A study published in BMC Psychiatry found that pets were often cited by those who suffer from schizophrenia and bipolar disorder as being a major source of psychological comfort during the times when they struggled most with their mental illness. When incorporated into a psychological self-care routine, pets were proven to ease symptoms and encourage participants to manage their illness in healthy ways. They were also shown to provide non-judgmental companionship in times when human interaction becomes difficult.
“When I’m feeling really low they are wonderful because they won’t leave my side for two days,” said one study participant of their two dogs and two cats. “They just stay with me until I am ready to come out of it.”
This may sound simple, but one would be hard pressed to find that level of devotion and care from a human companion.
Helen Brooks, a mental health researcher at the University of Manchester in the United Kingdom and the lead author of the study, confirmed that “Many felt deep emotional connections with their pet that weren’t available from friends and family.” She also emphasized the importance of the sense of purpose a pet can provide. “The routine these pets provide is really important for people. Getting up in the morning to feed them and groom them and walk them, giving them structure and a sense of purpose that they won’t otherwise have.”
For a person suffering from mental illness – or even one who isn’t – having a loved one depend on them can be a powerful force of self-esteem.

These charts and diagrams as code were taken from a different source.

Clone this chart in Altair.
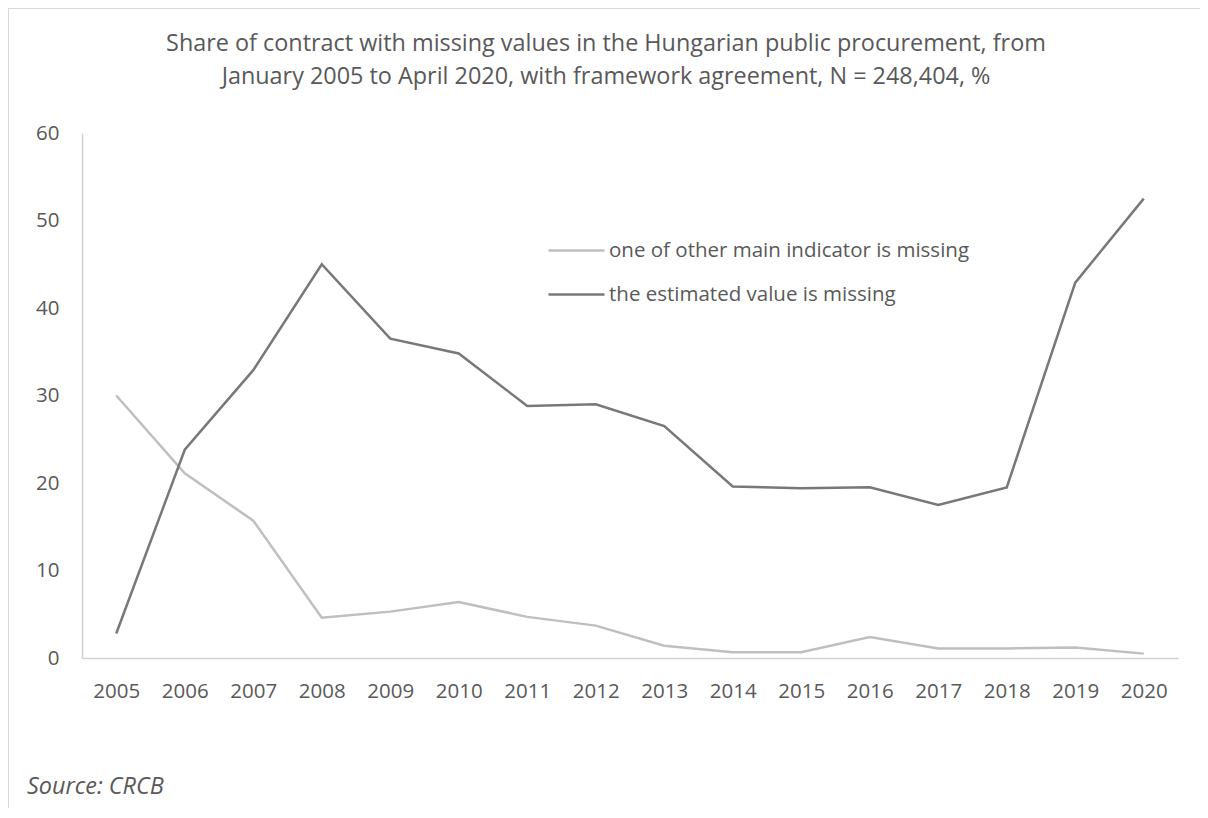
import altair as alt
import pandas as pd

years = ["2005", "2006", "2007", "2008", "2009", "2010", "2011", "2012",
         "2013", "2014", "2015", "2016", "2017", "2018", "2019", "2020"]
series_names = ["one of other main indicator is missing", "the estimated value is missing"]
other_missing = [30.0, 21.1, 15.7, 4.6, 5.3, 6.4, 4.7, 3.7, 1.4, 0.65, 0.65, 2.4, 1.1, 1.1, 1.2, 0.5]
estimated_missing = [2.8, 23.8, 32.9, 45.0, 36.5, 34.8, 28.8, 29.0, 26.5, 19.6, 19.4, 19.5, 17.5, 19.5, 42.9, 52.5]
y_ticks = [0, 10, 20, 30, 40, 50, 60]
title_lines = [
    "Share of contract with missing values in the Hungarian public procurement, from",
    "January 2005 to April 2020, with framework agreement, N = 248,404, %",
]
source_note = "Source: CRCB"

rows = []
for yr, v in zip(years, other_missing):
    rows.append({"year": yr, "share": v, "series": series_names[0]})
for yr, v in zip(years, estimated_missing):
    rows.append({"year": yr, "share": v, "series": series_names[1]})
df = pd.DataFrame(rows)

FONT = "Open Sans"
TEXT = "#595959"
AXIS = "#D0D0D0"
FRAME = "#D9D9D9"
FS = 20.5
FS_BIG = 23.4

lines = alt.Chart(df).mark_line(strokeWidth=2.5).encode(
    x=alt.X("year:O", sort=years, title=None,
            axis=alt.Axis(labelAngle=0, ticks=False, domainColor=AXIS, domainWidth=1.5,
                          labelPadding=23, labelFontSize=FS, labelColor=TEXT, labelFont=FONT)),
    y=alt.Y("share:Q", scale=alt.Scale(domain=[0, 60]), title=None,
            axis=alt.Axis(values=y_ticks, grid=False, ticks=False, domainColor=AXIS, domainWidth=1.5,
                          labelPadding=23, labelFontSize=FS, labelColor=TEXT, labelFont=FONT)),
    color=alt.Color("series:N",
                    scale=alt.Scale(domain=series_names, range=["#BFBFBF", "#787878"]),
                    legend=alt.Legend(title=None, orient="none", legendX=465, legendY=88,
                                      symbolType="stroke", symbolSize=3136, symbolStrokeWidth=2.5,
                                      labelFontSize=FS, labelFont=FONT, labelColor=TEXT,
                                      labelOffset=3, rowPadding=4, padding=0, labelLimit=0)),
)

frame_top = alt.Chart(alt.Data(values=[{}])).mark_rule(color=FRAME, strokeWidth=2).encode(
    x=alt.value(-74), x2=alt.value(1200), y=alt.value(-125))
frame_left = alt.Chart(alt.Data(values=[{}])).mark_rule(color=FRAME, strokeWidth=2).encode(
    x=alt.value(-74), y=alt.value(-126), y2=alt.value(720))

title = alt.Chart(alt.Data(values=[{"t": "\n".join(title_lines)}])).mark_text(
    align="center", baseline="top", lineBreak="\n", lineHeight=33,
    fontSize=FS_BIG, font=FONT, color=TEXT
).encode(x=alt.value(524), y=alt.value(-100), text="t:N")

source = alt.Chart(alt.Data(values=[{"t": source_note}])).mark_text(
    align="left", baseline="middle", fontStyle="italic", fontSize=FS_BIG, font=FONT, color=TEXT
).encode(x=alt.value(-55), y=alt.value(654), text="t:N")

chart = alt.layer(frame_top, frame_left, lines, title, source).properties(
    width=1096,
    height=525,
    autosize=alt.AutoSizeParams(type="none"),
    padding={"left": 74, "top": 125, "right": 22, "bottom": 150},
    background="white",
).configure_view(strokeWidth=0)

chart.save("out.html", embed_options={"renderer": "svg", "actions": False})
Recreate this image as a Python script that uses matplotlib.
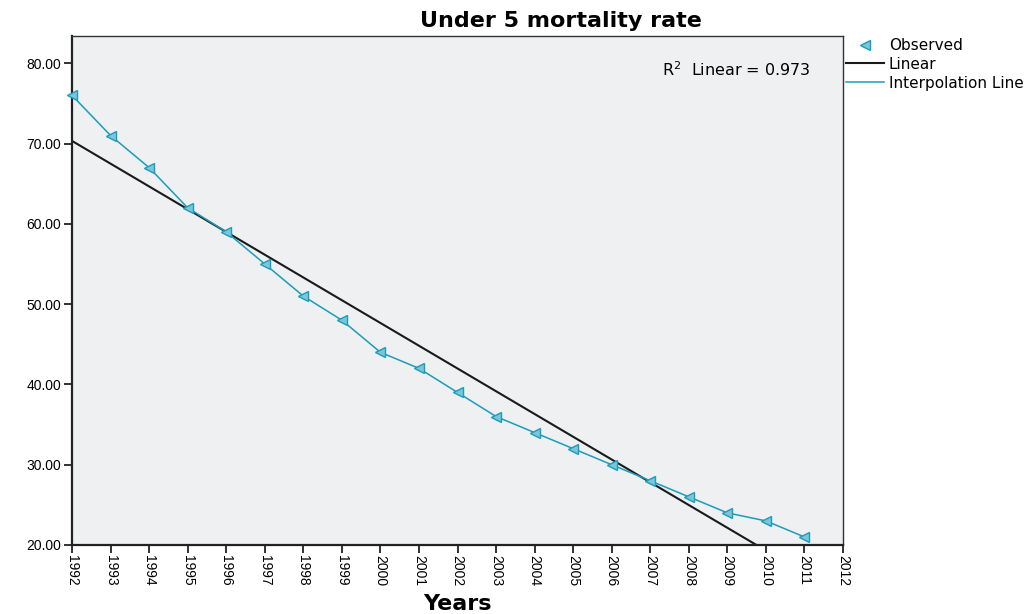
import numpy as np
import matplotlib
matplotlib.use("Agg")
import matplotlib.pyplot as plt

plt.rcParams['font.family'] = ['Liberation Sans', 'DejaVu Sans']

# Under-5 mortality rate
years = np.arange(1992, 2012)
rate = [76, 71, 67, 62, 59, 55, 51, 48, 44, 42, 39, 36, 34, 32, 30, 28, 26, 24, 23, 21]
r2_text = "R$^2$  Linear = 0.973"

teal = '#1b9cbc'
wide = ['DejaVu Sans']

fig = plt.figure(figsize=(10.35, 6.14), dpi=100)
ax = fig.add_axes([0.0696, 0.1124, 0.7449, 0.829])
ax.set_facecolor('#eef0f2')

# linear fit through observed points
slope, intercept = np.polyfit(years, rate, 1)
xs = np.array([1992, 2012])
ax.plot(xs, slope * xs + intercept, color='#1a1a1a', lw=1.5, label='Linear', zorder=2)
ax.plot(years, rate, color=teal, lw=1.1, label='Interpolation Line', zorder=3)
ax.plot(years, rate, ls='none', marker='<', ms=7, mfc='#7cc6d8', mec=teal, mew=1.0,
        label='Observed', zorder=4, clip_on=False)

ax.set_xlim(1992, 2012)
ax.set_ylim(20, 83.4)
ax.set_xticks(np.arange(1992, 2013))
ax.set_xticklabels([str(y) for y in range(1992, 2013)], rotation=270, fontsize=10)
ax.set_yticks(np.arange(20, 81, 10))
ax.set_yticklabels([f"{v:.2f}" for v in range(20, 81, 10)], fontsize=10)
ax.tick_params(length=6, width=1.3, color='#222222', pad=2)
ax.tick_params(axis='x', pad=1)

for s in ['left', 'bottom']:
    ax.spines[s].set_linewidth(1.6)
    ax.spines[s].set_color('#222222')
for s in ['top', 'right']:
    ax.spines[s].set_linewidth(1.0)
    ax.spines[s].set_color('#333333')

fig.text(561 / 1035, 1 - 21 / 614, "Under 5 mortality rate", ha='center', va='center',
         fontsize=16, fontweight='bold', family=wide)
fig.text(457 / 1035, 1 - 604 / 614, "Years", ha='center', va='center',
         fontsize=16, fontweight='bold', family=wide)

ax.text(0.958, 0.953, r2_text, transform=ax.transAxes, ha='right', va='top',
        fontsize=11.5, family=wide)

handles, labels = ax.get_legend_handles_labels()
order = [2, 0, 1]
fig.legend([handles[i] for i in order], [labels[i] for i in order],
           loc='upper left', bbox_to_anchor=(846 / 1035, 1 - 38 / 614), frameon=False,
           prop={'family': wide, 'size': 11}, handlelength=2.5, handletextpad=0.3,
           labelspacing=0.25, borderaxespad=0, borderpad=0)

fig.savefig("out.png", dpi=100)
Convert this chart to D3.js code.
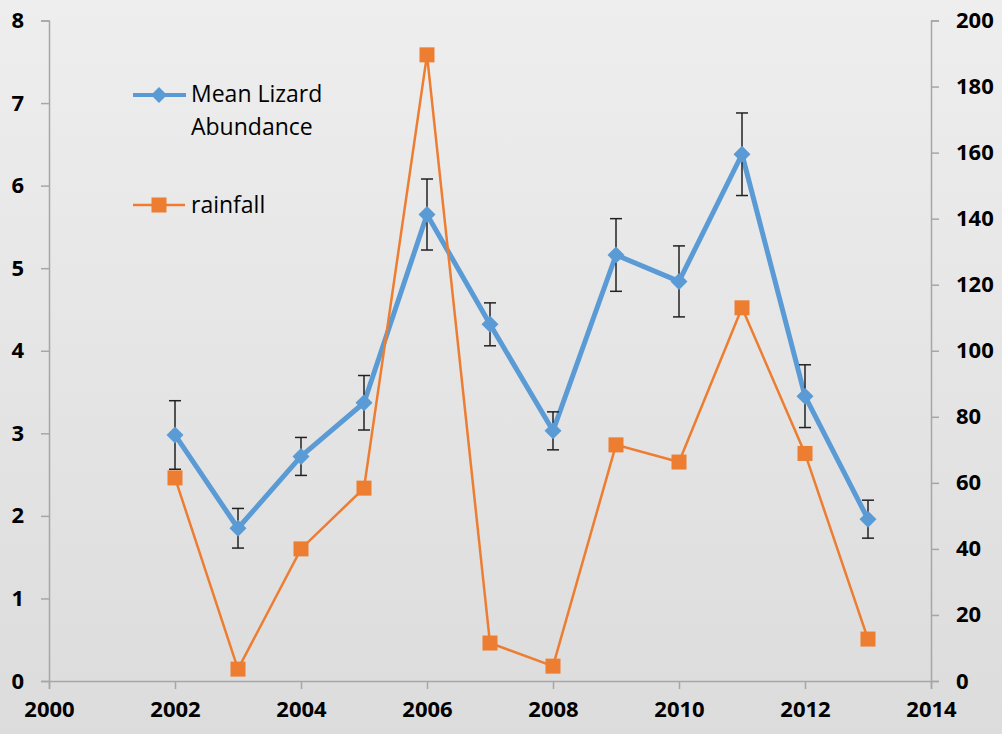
<!DOCTYPE html>
<html><head><meta charset="utf-8">
<script src="https://cdn.jsdelivr.net/npm/d3@7"></script>
<style>body{margin:0;}svg{display:block;}</style>
</head><body>
<svg id="c" width="1002" height="734"></svg>
<script>
const years = [2002,2003,2004,2005,2006,2007,2008,2009,2010,2011,2012,2013];
const lizard = [2.98,1.85,2.72,3.37,5.65,4.32,3.03,5.16,4.84,6.38,3.45,1.96];
const lizardErr = [0.415,0.24,0.23,0.33,0.43,0.26,0.23,0.44,0.43,0.50,0.38,0.23];
const rainfall = [61.5,3.6,40,58.4,189.6,11.5,4.5,71.5,66.3,113,68.9,12.7];
const xTicks = [2000,2002,2004,2006,2008,2010,2012,2014];
const yLeftTicks = [0,1,2,3,4,5,6,7,8];
const yRightTicks = [0,20,40,60,80,100,120,140,160,180,200];
const seriesNames = ["Mean Lizard|Abundance","rainfall"];

const svg = d3.select("#c");
const W=1002,H=734;
const defs = svg.append("defs");
const g = defs.append("linearGradient").attr("id","bg").attr("x1",0).attr("y1",0).attr("x2",0).attr("y2",1);
g.append("stop").attr("offset","0%").attr("stop-color","#eeeeee");
g.append("stop").attr("offset","100%").attr("stop-color","#dcdcdc");
svg.append("rect").attr("width",W).attr("height",H).attr("fill","url(#bg)");

const x = d3.scaleLinear().domain([2000,2014]).range([49,931]);
const yL = d3.scaleLinear().domain([0,8]).range([681,20.5]);
const yR = d3.scaleLinear().domain([0,200]).range([681,20.5]);

const axisColor="#a6a6a6";
const font="'Open Sans', sans-serif";

function styleAxis(sel){
  sel.select(".domain").attr("stroke",axisColor).attr("stroke-width",1.5);
  sel.selectAll(".tick line").attr("stroke",axisColor).attr("stroke-width",1.5);
  sel.selectAll(".tick text").attr("fill","#000").attr("font-family",font).attr("font-weight","bold").attr("font-size",22);
}
const ax = svg.append("g").attr("transform","translate(0,681)")
  .call(d3.axisBottom(x).tickValues(xTicks).tickFormat(d3.format("d")).tickSizeOuter(0).tickSize(8).tickPadding(12));
styleAxis(ax);
ax.selectAll(".tick text").attr("dy","0.71em");
const al = svg.append("g").attr("transform","translate(49,0)")
  .call(d3.axisLeft(yL).tickValues(yLeftTicks).tickSizeOuter(0).tickSize(8).tickPadding(17));
styleAxis(al);
const ar = svg.append("g").attr("transform","translate(931,0)")
  .call(d3.axisRight(yR).tickValues(yRightTicks).tickSizeOuter(0).tickSize(8).tickPadding(17));
styleAxis(ar);

const blue="#5B9BD5", orange="#ED7D31";
const lineL = d3.line().x((d,i)=>x(years[i])).y(d=>yL(d));
const lineR = d3.line().x((d,i)=>x(years[i])).y(d=>yR(d));

svg.append("path").datum(lizard).attr("d",lineL).attr("fill","none").attr("stroke",blue).attr("stroke-width",5).attr("stroke-linejoin","round");

const eb = svg.append("g").attr("stroke","#222").attr("stroke-width",1.5);
lizard.forEach((v,i)=>{
  const cx=x(years[i]), t=yL(v+lizardErr[i]), b=yL(v-lizardErr[i]);
  eb.append("line").attr("x1",cx).attr("x2",cx).attr("y1",t).attr("y2",b);
  eb.append("line").attr("x1",cx-6).attr("x2",cx+6).attr("y1",t).attr("y2",t);
  eb.append("line").attr("x1",cx-6).attr("x2",cx+6).attr("y1",b).attr("y2",b);
});

const diamond = d3.symbol().type(d3.symbolDiamond2 || d3.symbolSquare).size(150);
function diamondPath(s){ return `M0,${-s}L${s},0L0,${s}L${-s},0Z`; }
svg.append("g").selectAll("path").data(lizard).join("path")
  .attr("d",diamondPath(8.5)).attr("transform",(d,i)=>`translate(${x(years[i])},${yL(d)})`).attr("fill",blue);

svg.append("path").datum(rainfall).attr("d",lineR).attr("fill","none").attr("stroke",orange).attr("stroke-width",2.5);
svg.append("g").selectAll("rect").data(rainfall).join("rect")
  .attr("x",(d,i)=>x(years[i])-7.5).attr("y",d=>yR(d)-7.5).attr("width",15).attr("height",15).attr("fill",orange);

// legend
const lg = svg.append("g").attr("font-family",font).attr("font-size",23).attr("fill","#000");
lg.append("line").attr("x1",133).attr("x2",186).attr("y1",95).attr("y2",95).attr("stroke",blue).attr("stroke-width",4);
lg.append("path").attr("d",diamondPath(8)).attr("transform","translate(159,95)").attr("fill",blue);
const lines = seriesNames[0].split("|");
lg.append("text").attr("x",191).attr("y",102).text(lines[0]);
lg.append("text").attr("x",191).attr("y",135).text(lines[1]);
lg.append("line").attr("x1",133).attr("x2",185).attr("y1",205).attr("y2",205).attr("stroke",orange).attr("stroke-width",2.5);
lg.append("rect").attr("x",151.5).attr("y",197.5).attr("width",15).attr("height",15).attr("fill",orange);
lg.append("text").attr("x",191).attr("y",213).text(seriesNames[1]);
</script>
</body></html>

The difference we make in our pets’ lives can help us to think of ourselves in a more positive way.
In arriving at these results, the researchers interviewed over fifty people who suffered from chronic and severe mental illness. They were asked to complete diagrams explaining their social support system – defined as those who provided the participants with emotional support, companionship, and advice. Each diagram was constructed with the participant in the center. Around them, three circles radiated outward to reflect their companions’ different levels of closeness.
Nearly half of the participants had pets that they considered to be a part of their social support system.
Of these participants, sixty percent placed their pets in the central level of their social circle, along with their closest friends and family members. Another twenty percent placed them just outside, in the second circle.
Brooks hopes that these findings will encourage more health workers to consider incorporating pets into care plans for people with mental illness.
As Dean Koontz explained, “No matter how close we are to another person, few human relationships are as free from strife, disagreement, and frustration as is the relationship you have with a good dog. Few human beings give of themselves to another as a dog gives of itself.” Who wouldn’t benefit from such a companion?